Known as Robin, he was described as a great-grandfather who retained his charm, grace, and love of living.

The Rt Rev Graham James, Bishop of Norwich, led the service which was attended by Baroness Rawlings, representing the Queen, Viscount Ullswater, representing the Prince of Wales, Lord Strathclyde, representing the prime minister, and Richard Jewson, the Lord Lieutenant of Norfolk.

Bishop James paid a touching tribute to Earl Ferrers, describing his “charm, courtesy and humour”.

He recalled he moment when the news of the Earl’s death was relayed to the House of Lords.

He said: “I have rarely, if ever, heard such a loud collective sigh from all corners of the House. It was an audible sign of the deep affection and admiration in which Robin was held.”

Bishop James spoke of the Earl’s zest for life, saying: “He was a party animal. He loved champagne. His life fizzed and he toasted the very experience of living.”

He said they were saying goodbye to “the best of chaps”, and added he thought the word ‘gregarious’ might have been invented for him.

The Earl’s son and grandson, the Honourable Andrew Shirley and the Honourable William Shirley, read moving words during the service. The Dean of Norwich, the Very Rev Graham Smith and the former Bishop of Norwich, the Rt Rev Peter Nott, read prayers.

Born on June 8, 1929, Earl Ferrers was educated at Winchester College, before going to study agriculture at Magdalene College, Cambridge, and completing his National Service in the Coldstream Guards.

While an undergraduate in 1951, he married 21-year-old Annabel Carr, daughter of Brigadier and Mrs Carr of Ditchingham Hall. They moved to Norfolk to start farming, which by 2000 saw the estate covering 2,200 acres.

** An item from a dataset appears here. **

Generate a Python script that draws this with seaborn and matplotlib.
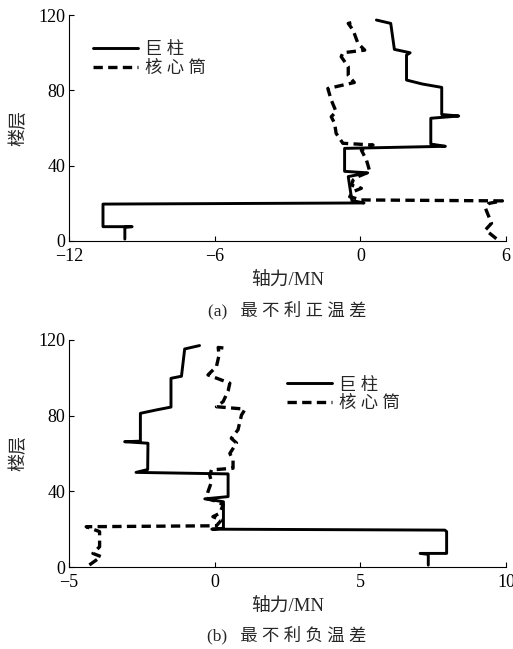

Earl Ferrers held a number of senior political posts, including joint deputy leader of the opposition from 1976 to 1979. He was promoted to minister of state for agriculture by Margaret Thatcher and was twice leader of the Lords, as well as being Home Office minister between 1988 and 1994, then Trade and industry and environment.

He is survived by Annabel and their two sons, Robert and Andrew, and daughter, Angela. Two daughters, Selina and Sallyanne, predeceased him.